Vous êtes plutôt poète. Comment s'opère en général le passage vers la
prose : sont-ce des moments qui le déterminent, des sujets, des
sensations ?
J’ai la faiblesse de croire et aussi de prétendre que l’écriture
poétique est une sublimation de l’activité scripturale. C’est un point
de vue qui en vaut un autre, cela va de soi. Comme, d’autre part, je ne
veux pas sacrifier au sempiternel exercice scolaire de la comparaison
terme à terme de la prose et de la poésie, j’appuierai mes dires sur ma
seule expérience, ma seule pratique. Je dirai que, dans ma conception
des choses, les domaines sont relativement étanches, au point que je ne
puis, contrairement à vous, me permettre d’évoquer l’idée de passage
d’une «activité» à l’autre. Outre les visées, ce sont les dispositions
techniques et également physiques qui sont radicalement différentes pour
moi. En poésie, par exemple, l’oreille et la vue sont sollicitées
davantage qu’en prose. La forme typographique elle-même requiert le
texte – la forme et le fond sont une seule et même chose. Il y a une
tension torturante en poésie. L’image, l’idée ne vous lâchent pas –
comme s’il s’agissait ici d’une question de vie ou de mort. Le texte
poétique épuise littéralement, c’est-à-dire physiquement. Pire, le
temps, la chronologie disparaissent. Je suis un poète extrêmement lent
et j’aime cette lenteur, cette irrépressible décantation du texte et de
moi-même. En poésie, je suis souvent parti d’une image, d’un mot, d’une
phrase. C’est éminemment inconfortable dès lors qu’on veut lever la tête
pour regarder au loin la ligne d’horizon et jouir d’une vue cavalière.

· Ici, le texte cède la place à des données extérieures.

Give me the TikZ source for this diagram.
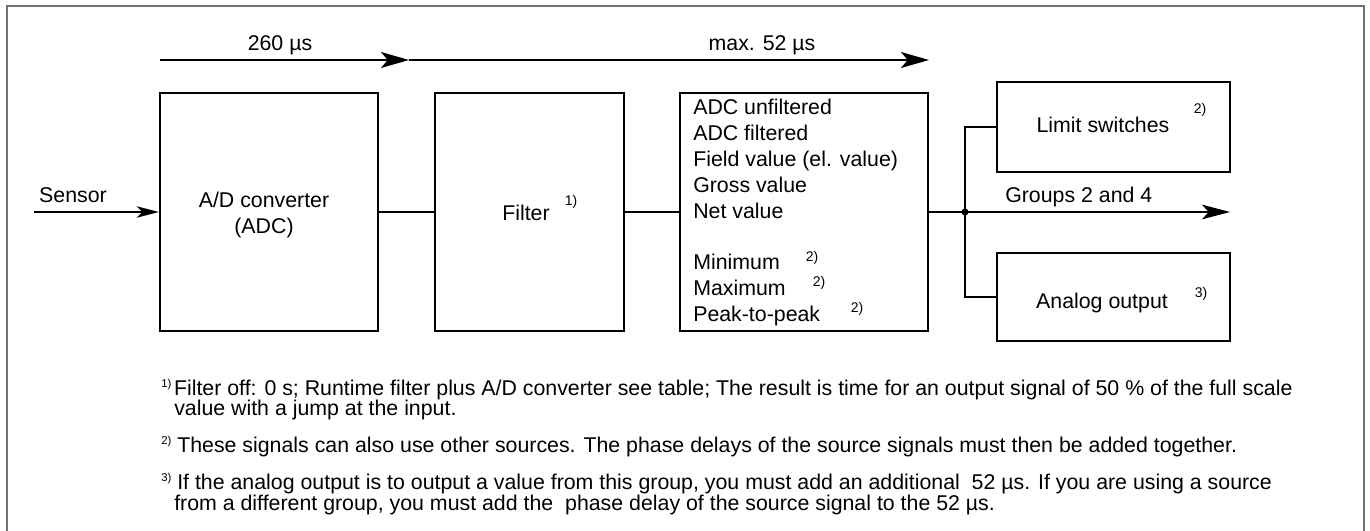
\documentclass[tikz,border=0pt]{standalone}
\usepackage{fontspec}
\setmainfont{Liberation Sans}
\usetikzlibrary{arrows.meta}
\definecolor{framegray}{HTML}{707070}
\tikzset{
  boxnode/.style={draw=black, line width=1.7pt, inner sep=0pt},
  lbl/.style={font=\fontsize{16}{19}\selectfont, inner sep=0pt, anchor=base},
  lblw/.style={lbl, anchor=base west},
  supnode/.style={font=\fontsize{10.5}{12}\selectfont, inner sep=0pt, anchor=center},
  wire/.style={line width=1.35pt},
  bigarrow/.style={wire, -{Stealth[length=21pt,width=12pt,inset=5pt]}},
  outarrow/.style={wire, -{Stealth[length=21pt,width=11pt,inset=5pt]}},
  smallarrow/.style={wire, -{Stealth[length=16.5pt,width=8.5pt,inset=4pt]}},
  frameline/.style={draw=framegray, line width=1.1pt}
}
\newcommand{\fnsup}[1]{\raisebox{5.4pt}{\fontsize{8.5}{9}\selectfont #1}}
\begin{document}
\begin{tikzpicture}[x=0.75pt,y=-0.75pt]
\useasboundingbox (0,0) rectangle (1370,531);
% outer frame
\draw[frameline] (7,531) -- (7,6) -- (1364,6) -- (1364,531);

% top timing arrows
\coordinate (ta0) at (160,60);
\coordinate (ta1) at (409,60);
\coordinate (ta2) at (929,60);
\draw[bigarrow] (ta0) -- (ta1);
\draw[bigarrow] (ta1) -- (ta2);
\node[lbl] (t260) at (280,51) {260 µs};
\node[lbl] (tmax) at (762,51) {max. 52 µs};

% boxes
\node[boxnode, minimum width=163.5pt, minimum height=178.5pt] (adc) at (269,212) {};
\node[boxnode, minimum width=141.75pt, minimum height=178.5pt] (flt) at (529.5,212) {};
\node[boxnode, minimum width=186pt, minimum height=178.5pt] (val) at (804,212) {};
\node[boxnode, minimum width=174.75pt, minimum height=67.5pt] (lim) at (1113.5,127) {};
\node[boxnode, minimum width=174.75pt, minimum height=66pt] (ana) at (1113.5,297) {};

% box texts
\node[lbl] (adc1) at (264,207) {A/D converter};
\node[lbl] (adc2) at (264,233) {(ADC)};
\node[lbl] (flttxt) at (526,220) {Filter};
\node[supnode] (fltsup) at (571,202) {1)};
\node[lblw] (v1) at (693,115) {ADC unfiltered};
\node[lblw] (v2) at (693,140.8) {ADC filtered};
\node[lblw] (v3) at (693,166.6) {Field value (el. value)};
\node[lblw] (v4) at (693,192.4) {Gross value};
\node[lblw] (v5) at (693,218.2) {Net value};
\node[lblw] (v6) at (693,269.8) {Minimum};
\node[lblw] (v7) at (693,295.6) {Maximum};
\node[lblw] (v8) at (693,321.4) {Peak-to-peak};
\node[supnode] (s6) at (812,258) {2)};
\node[supnode] (s7) at (819,283) {2)};
\node[supnode] (s8) at (857,309) {2)};
\node[lbl] (limtxt) at (1103,133) {Limit switches};
\node[supnode] (limsup) at (1200,110) {2)};
\node[lbl] (anatxt) at (1102,308) {Analog output};
\node[supnode] (anasup) at (1201,294) {3)};

% sensor input
\coordinate (sensorstart) at (34,212);
\node[lbl] (sensor) at (73,203) {Sensor};
\draw[smallarrow] (sensorstart) -- (adc.west);

% signal chain
\draw[wire] (adc.east) -- (flt.west);
\draw[wire] (flt.east) -- (val.west);
\coordinate (junc) at (965,212);
\coordinate (outend) at (1230,212);
\draw[wire] (val.east) -- (junc);
\draw[outarrow] (junc) -- (outend);
\draw[wire] (lim.west) -| (junc) |- (ana.west);
\node[circle, fill=black, inner sep=0pt, minimum size=5.3pt] (dot) at (junc) {};
\node[lblw] (groups) at (1005,203) {Groups 2 and 4};

% footnotes
\node[lblw] (fn1a) at (161,395) {\fnsup{1)}\kern2pt Filter off: 0 s; Runtime filter plus A/D converter see table; The result is time for an output signal of 50 \% of the full scale};
\node[lblw] (fn1b) at (174,415) {value with a jump at the input.};
\node[lblw] (fn2) at (161,452) {\fnsup{2)} These signals can also use other sources. The phase delays of the source signals must then be added together.};
\node[lblw] (fn3a) at (161,489) {\fnsup{3)} If the analog output is to output a value from this group, you must add an additional\ \ 52 µs. If you are using a source};
\node[lblw] (fn3b) at (174,510) {from a different group, you must add the\ \ phase delay of the source signal to the 52 µs.};
\end{tikzpicture}
\end{document}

La vue n’est jamais dehors, c’est ainsi. Pour les textes et ouvrages en
prose, je suis moins contraint, plus libre de mes mouvements.
Je peux varier les approches, les styles, le ton. Je peux être tour à
tour dans le ludique ou le sérieux, le grave ou primesautier, etc. Je
résume : entre poésie et prose, ce n’est jamais la même respiration, le
même rythme cardiaque, les mêmes tropismes, les mêmes tremblements de
terre. En poésie, il y a toujours l’urgence du vivant, même pour un
poète tel que moi, si lent, si lent. Cette poésie que j’aime, j’y
reviens toujours. Aussi, je me retrouve dans cette définition de la
fidélité que donne Pascal et citée de mémoire : «Etre fidèle, ce n’est
pas n’avoir jamais quitté, mais être le plus souvent revenu.»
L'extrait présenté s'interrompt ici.